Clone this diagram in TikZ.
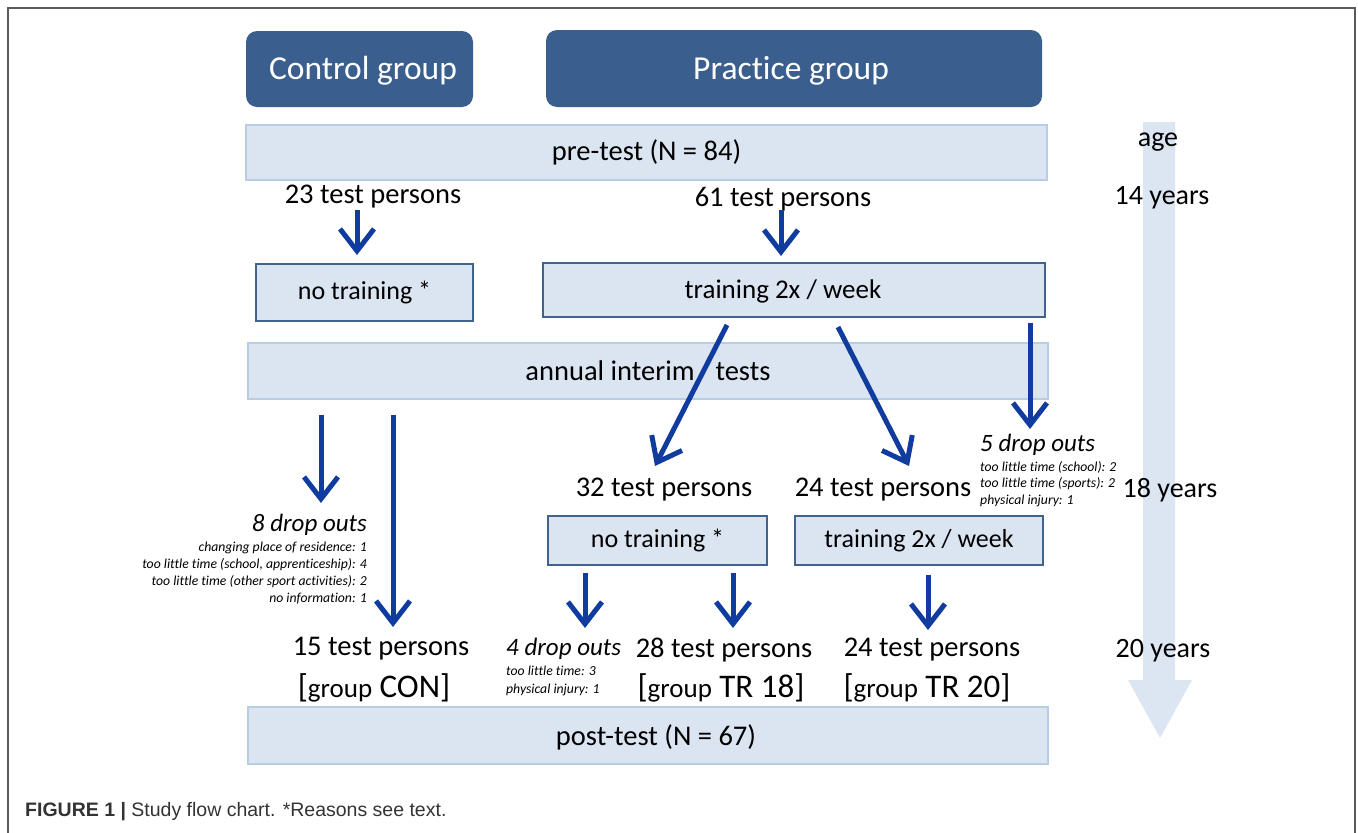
\documentclass[tikz,border=0pt]{standalone}
\usepackage{fontspec}
\setmainfont{Carlito}[Ligatures=NoCommon]
\newfontfamily\capfont{Liberation Sans}
\usetikzlibrary{arrows.meta}
\definecolor{grpblue}{HTML}{3A5F8E}
\definecolor{lbfill}{HTML}{DBE4F1}
\definecolor{lbborder}{HTML}{B8CCE4}
\definecolor{dkborder}{HTML}{41648F}
\definecolor{arrblue}{HTML}{0F3C9E}
\definecolor{agefill}{HTML}{DCE5F2}
\definecolor{framegray}{HTML}{5A5A5A}
\definecolor{captext}{HTML}{333333}
\newcommand{\fs}[1]{\fontsize{#1}{#1}\selectfont}
\tikzset{
  grp/.style={rounded corners=11pt, fill=grpblue, text=white, inner sep=0pt, font=\fs{33.5}},
  lightbar/.style={fill=lbfill, draw=lbborder, line width=2pt, inner sep=0pt, font=\fs{28.5}},
  bartext/.style={inner sep=0pt, font=\fs{28.5}},
  tbox/.style={fill=lbfill, draw=dkborder, line width=2pt, inner sep=0pt, font=\fs{26}},
  lbl/.style={inner sep=0pt, font=\fs{28.5}},
  grplbl/.style={inner sep=0pt, font=\fs{33}},
  drophead/.style={inner sep=0pt, font=\itshape\fs{25}},
  dropdet/.style={inner sep=0pt, font=\itshape\fontsize{13.7}{17}\selectfont},
  arr/.style={draw=arrblue, line width=5pt, -{Straight Barb[length=22pt, width=34pt, line width=5pt]}},
}
\begin{document}
\begin{tikzpicture}[x=1pt, y=-1pt]
\useasboundingbox (0,0) rectangle (1358,833);
% frame
\draw[framegray, line width=1.5pt] (8,833) -- (8,8) -- (1355,8) -- (1355,833);
% age arrow
\fill[agefill] (1143,122) -- (1175,122) -- (1175,680) -- (1192,680) -- (1160,738) -- (1128,680) -- (1143,680) -- cycle;
% group headers
\node[grp, minimum width=227pt, minimum height=76pt] (ctl) at (359.5,69) {};
\node[inner sep=0pt, text=white, font=\fs{33.5}] (ctlt) at (363,71) {Control group};
\node[grp, minimum width=496pt, minimum height=77pt] (prc) at (794,68.5) {};
\node[inner sep=0pt, text=white, font=\fs{33.5}] (prct) at (791,71) {Practice group};
% bars
\node[lightbar, minimum width=801pt, minimum height=55pt] (pre) at (646.5,152.5) {pre-test (N = 84)};
\node[lightbar, minimum width=800pt, minimum height=56pt] (annual) at (648,371) {annual interim\hspace{21pt}tests};
\node[lightbar, minimum width=800pt, minimum height=57pt] (post) at (648,735.5) {};
\node[bartext] (postt) at (656,737) {post-test (N = 67)};
% training boxes
\node[tbox, minimum width=217pt, minimum height=57pt] (nt1) at (364.5,292.5) {no training *};
\node[tbox, minimum width=502pt, minimum height=54pt] (tr1) at (794,290) {};
\node[inner sep=0pt, font=\fs{27}] (tr1t) at (783,291) {training 2x / week};
\node[tbox, minimum width=219pt, minimum height=49pt] (nt2) at (657.5,540.5) {no training *};
\node[tbox, minimum width=248pt, minimum height=49pt] (tr2) at (919,540.5) {training 2x / week};
% labels
\node[lbl] (p23) at (373,197) {23 test persons};
\node[lbl] (p61) at (783,199) {61 test persons};
\node[lbl] (p32) at (664,490) {32 test persons};
\node[lbl] (p24a) at (883,490) {24 test persons};
\node[lbl] (p15) at (381,649) {15 test persons};
\node[grplbl] (gcon) at (374,688) {[{\fs{27}group} CON]};
\node[lbl] (p28) at (724,650) {28 test persons};
\node[grplbl] (g18) at (721,688) {[{\fs{27}group} TR 18]};
\node[lbl] (p24b) at (932,650) {24 test persons};
\node[grplbl] (g20) at (927,688) {[{\fs{27}group} TR 20]};
% age labels
\node[lbl, font=\fs{28}] (age) at (1158,142) {age};
\node[lbl, font=\fs{28}] (y14) at (1162,198) {14 years};
\node[lbl, font=\fs{28}] (y18) at (1170,490) {18 years};
\node[lbl, font=\fs{28}] (y20) at (1163,651) {20 years};
% drop outs
\node[drophead, anchor=east] (d8) at (367,525) {8 drop outs};
\node[dropdet, anchor=north east, align=right] (d8d) at (367,542) {changing place of residence: 1\\too little time (school, apprenticeship): 4\\too little time (other sport activities): 2\\no information: 1};
\node[drophead, anchor=west] (d5) at (980,445) {5 drop outs};
\node[dropdet, anchor=north west, align=left, font=\itshape\fontsize{13.7}{16.5}\selectfont] (d5d) at (980,461) {too little time (school): 2\\too little time (sports): 2\\physical injury: 1};
\node[drophead, anchor=west] (d4) at (506,649) {4 drop outs};
\node[dropdet, anchor=north west, align=left, font=\itshape\fontsize{13.7}{18}\selectfont] (d4d) at (506,666) {too little time: 3\\physical injury: 1};
% arrow coordinates
\coordinate (a1s) at (357,210); \coordinate (a1e) at (357,255);
\coordinate (a2s) at (781,210); \coordinate (a2e) at (781,256);
\coordinate (a3s) at (727,325); \coordinate (a3e) at (655,466);
\coordinate (a4s) at (838,327); \coordinate (a4e) at (909,466);
\coordinate (a5s) at (1030,323); \coordinate (a5e) at (1030,429);
\coordinate (c1s) at (321,415); \coordinate (c1e) at (321,503);
\coordinate (c2s) at (393,415); \coordinate (c2e) at (393,627);
\coordinate (b1s) at (585,573); \coordinate (b1e) at (585,628);
\coordinate (b2s) at (733,573); \coordinate (b2e) at (733,628);
\coordinate (b3s) at (928,575); \coordinate (b3e) at (928,630);
\draw[arr] (a1s) -- (a1e);
\draw[arr] (a2s) -- (a2e);
\draw[arr] (a3s) -- (a3e);
\draw[arr] (a4s) -- (a4e);
\draw[arr] (a5s) -- (a5e);
\draw[arr] (c1s) -- (c1e);
\draw[arr] (c2s) -- (c2e);
\draw[arr] (b1s) -- (b1e);
\draw[arr] (b2s) -- (b2e);
\draw[arr] (b3s) -- (b3e);
% caption
\node[anchor=west, inner sep=0pt, text=captext, font=\capfont\fs{19.5}] (cap) at (25,812) {\textbf{FIGURE 1 |} Study flow chart. *Reasons see text.};
\end{tikzpicture}
\end{document}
______
Every line above should be repeated exactly; pictures stay out of the copy.

### Written reply
Clone this diagram in TikZ.
\documentclass[tikz,border=0pt]{standalone}
\usepackage{fontspec}
\setmainfont{Carlito}[Ligatures=NoCommon]
\newfontfamily\capfont{Liberation Sans}
\usetikzlibrary{arrows.meta}
\definecolor{grpblue}{HTML}{3A5F8E}
\definecolor{lbfill}{HTML}{DBE4F1}
\definecolor{lbborder}{HTML}{B8CCE4}
\definecolor{dkborder}{HTML}{41648F}
\definecolor{arrblue}{HTML}{0F3C9E}
\definecolor{agefill}{HTML}{DCE5F2}
\definecolor{framegray}{HTML}{5A5A5A}
\definecolor{captext}{HTML}{333333}
\newcommand{\fs}[1]{\fontsize{#1}{#1}\selectfont}
\tikzset{
  grp/.style={rounded corners=11pt, fill=grpblue, text=white, inner sep=0pt, font=\fs{33.5}},
  lightbar/.style={fill=lbfill, draw=lbborder, line width=2pt, inner sep=0pt, font=\fs{28.5}},
  bartext/.style={inner sep=0pt, font=\fs{28.5}},
  tbox/.style={fill=lbfill, draw=dkborder, line width=2pt, inner sep=0pt, font=\fs{26}},
  lbl/.style={inner sep=0pt, font=\fs{28.5}},
  grplbl/.style={inner sep=0pt, font=\fs{33}},
  drophead/.style={inner sep=0pt, font=\itshape\fs{25}},
  dropdet/.style={inner sep=0pt, font=\itshape\fontsize{13.7}{17}\selectfont},
  arr/.style={draw=arrblue, line width=5pt, -{Straight Barb[length=22pt, width=34pt, line width=5pt]}},
}
\begin{document}
\begin{tikzpicture}[x=1pt, y=-1pt]
\useasboundingbox (0,0) rectangle (1358,833);
% frame
\draw[framegray, line width=1.5pt] (8,833) -- (8,8) -- (1355,8) -- (1355,833);
% age arrow
\fill[agefill] (1143,122) -- (1175,122) -- (1175,680) -- (1192,680) -- (1160,738) -- (1128,680) -- (1143,680) -- cycle;
% group headers
\node[grp, minimum width=227pt, minimum height=76pt] (ctl) at (359.5,69) {};
\node[inner sep=0pt, text=white, font=\fs{33.5}] (ctlt) at (363,71) {Control group};
\node[grp, minimum width=496pt, minimum height=77pt] (prc) at (794,68.5) {};
\node[inner sep=0pt, text=white, font=\fs{33.5}] (prct) at (791,71) {Practice group};
% bars
\node[lightbar, minimum width=801pt, minimum height=55pt] (pre) at (646.5,152.5) {pre-test (N = 84)};
\node[lightbar, minimum width=800pt, minimum height=56pt] (annual) at (648,371) {annual interim\hspace{21pt}tests};
\node[lightbar, minimum width=800pt, minimum height=57pt] (post) at (648,735.5) {};
\node[bartext] (postt) at (656,737) {post-test (N = 67)};
% training boxes
\node[tbox, minimum width=217pt, minimum height=57pt] (nt1) at (364.5,292.5) {no training *};
\node[tbox, minimum width=502pt, minimum height=54pt] (tr1) at (794,290) {};
\node[inner sep=0pt, font=\fs{27}] (tr1t) at (783,291) {training 2x / week};
\node[tbox, minimum width=219pt, minimum height=49pt] (nt2) at (657.5,540.5) {no training *};
\node[tbox, minimum width=248pt, minimum height=49pt] (tr2) at (919,540.5) {training 2x / week};
% labels
\node[lbl] (p23) at (373,197) {23 test persons};
\node[lbl] (p61) at (783,199) {61 test persons};
\node[lbl] (p32) at (664,490) {32 test persons};
\node[lbl] (p24a) at (883,490) {24 test persons};
\node[lbl] (p15) at (381,649) {15 test persons};
\node[grplbl] (gcon) at (374,688) {[{\fs{27}group} CON]};
\node[lbl] (p28) at (724,650) {28 test persons};
\node[grplbl] (g18) at (721,688) {[{\fs{27}group} TR 18]};
\node[lbl] (p24b) at (932,650) {24 test persons};
\node[grplbl] (g20) at (927,688) {[{\fs{27}group} TR 20]};
% age labels
\node[lbl, font=\fs{28}] (age) at (1158,142) {age};
\node[lbl, font=\fs{28}] (y14) at (1162,198) {14 years};
\node[lbl, font=\fs{28}] (y18) at (1170,490) {18 years};
\node[lbl, font=\fs{28}] (y20) at (1163,651) {20 years};
% drop outs
\node[drophead, anchor=east] (d8) at (367,525) {8 drop outs};
\node[dropdet, anchor=north east, align=right] (d8d) at (367,542) {changing place of residence: 1\\too little time (school, apprenticeship): 4\\too little time (other sport activities): 2\\no information: 1};
\node[drophead, anchor=west] (d5) at (980,445) {5 drop outs};
\node[dropdet, anchor=north west, align=left, font=\itshape\fontsize{13.7}{16.5}\selectfont] (d5d) at (980,461) {too little time (school): 2\\too little time (sports): 2\\physical injury: 1};
\node[drophead, anchor=west] (d4) at (506,649) {4 drop outs};
\node[dropdet, anchor=north west, align=left, font=\itshape\fontsize{13.7}{18}\selectfont] (d4d) at (506,666) {too little time: 3\\physical injury: 1};
% arrow coordinates
\coordinate (a1s) at (357,210); \coordinate (a1e) at (357,255);
\coordinate (a2s) at (781,210); \coordinate (a2e) at (781,256);
\coordinate (a3s) at (727,325); \coordinate (a3e) at (655,466);
\coordinate (a4s) at (838,327); \coordinate (a4e) at (909,466);
\coordinate (a5s) at (1030,323); \coordinate (a5e) at (1030,429);
\coordinate (c1s) at (321,415); \coordinate (c1e) at (321,503);
\coordinate (c2s) at (393,415); \coordinate (c2e) at (393,627);
\coordinate (b1s) at (585,573); \coordinate (b1e) at (585,628);
\coordinate (b2s) at (733,573); \coordinate (b2e) at (733,628);
\coordinate (b3s) at (928,575); \coordinate (b3e) at (928,630);
\draw[arr] (a1s) -- (a1e);
\draw[arr] (a2s) -- (a2e);
\draw[arr] (a3s) -- (a3e);
\draw[arr] (a4s) -- (a4e);
\draw[arr] (a5s) -- (a5e);
\draw[arr] (c1s) -- (c1e);
\draw[arr] (c2s) -- (c2e);
\draw[arr] (b1s) -- (b1e);
\draw[arr] (b2s) -- (b2e);
\draw[arr] (b3s) -- (b3e);
% caption
\node[anchor=west, inner sep=0pt, text=captext, font=\capfont\fs{19.5}] (cap) at (25,812) {\textbf{FIGURE 1 |} Study flow chart. *Reasons see text.};
\end{tikzpicture}
\end{document}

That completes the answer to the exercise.